Having lived in New York for a while, it takes a lot to impress me, wow me. It's one of the problems of aging I guess, that you can only have so many first moments, that soon enough you will have experienced this before or that before or something really close to it, and you lose that wide-eyed wonder that can happen when you first encounter something. When I first moved to this city, I was wowed by most of those clubs and bars I went to, me new to the city and never having experienced anything like those places. Having gone out so many nights for years and years now, I have become dulled to nightlife's capacity to make one feel lucky to be there, someone lucky to be here, someone so fucking glad to be alive, that somehow for an evening, you made it past the gates and landed in some cool alternate universe with amazing lighting, great sound, and beautiful people.
Last night, I went to the Shade: Shame party out in some massive warehouse in the wilds of Bushwick. I had originally said that I was not going, that I hate paying covers, let alone a $25 cover. After drinking all day on the Christopher Street Piers with Nik though, who was going, and after getting a call from another friend encouraging me to go, I didn't want the party to end, and said okay.
I am so happy I did. Even approaching it, I started to get that giddy expectation that I was going to something really cool. We had to cross a footbridge elevated over some railroad tracks to get there. It added to the allure that this party was cultivating, that of some rave in a secret warehouse that you had to get directions to the day of. I paused on the footbridge, standing over these railroad tracks running between these factories in this part of Bushwick I had never been in, looking toward the city, Freedom Tower aglow and towering over that line of buildings I trace in moments when I imagine home.

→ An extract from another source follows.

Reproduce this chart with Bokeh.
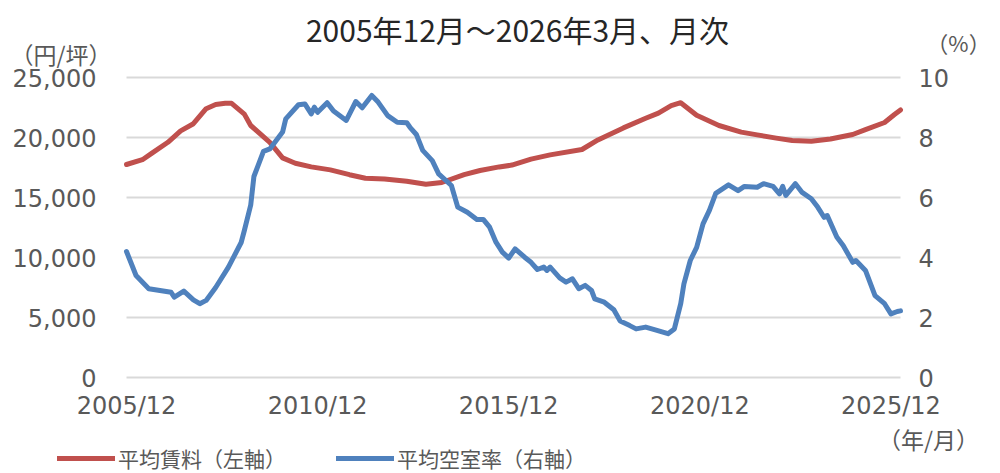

My mouth dropped again when I walked through the door and was confronted with insanely amazing lighting in this amazingly huge space. The sound was fantastic, insides-jiggling, no mater where in this warehouse you were. I was blown away in a way I haven't been in years. Pondering the logistics of it all, all the insane planning that had to go into this one night to make it work, and for it to work so well, to be so amazing, the cover didn't seem like a big deal at all. It felt so good to be wowed, to feel be at an awesome party with all these amazing people, everyone dancing, everyone loose.
I was a bit high, a bit drunk, and kept chasing poppers most of the night. I saw a lot of faces I hadn't expected to see. Everyone was in a great mood and it was so nice to encounter people in such a setting.
There was a moment late in the night when Prince's "Erotic City" was played in the midst of this otherwise very dance-heavy dj set. I was the happiest person in the world at that moment. I danced and danced and felt loose, unconstrained by whatever things normally constrains one from dancing how their body, not their mind, is telling them to move. It felt so fucking good.
I walked home over the Metropolitan Ave bridge over Newtown Creek, the second bridge I stood on that evening, admiring this view over this industrial body of water, factories the main thing around, Pumps strip club a block or so ahead, last call customers hanging out front, car headlights moving down the roadway, neon signs, and the smallest little trace of daylight starting to announce itself.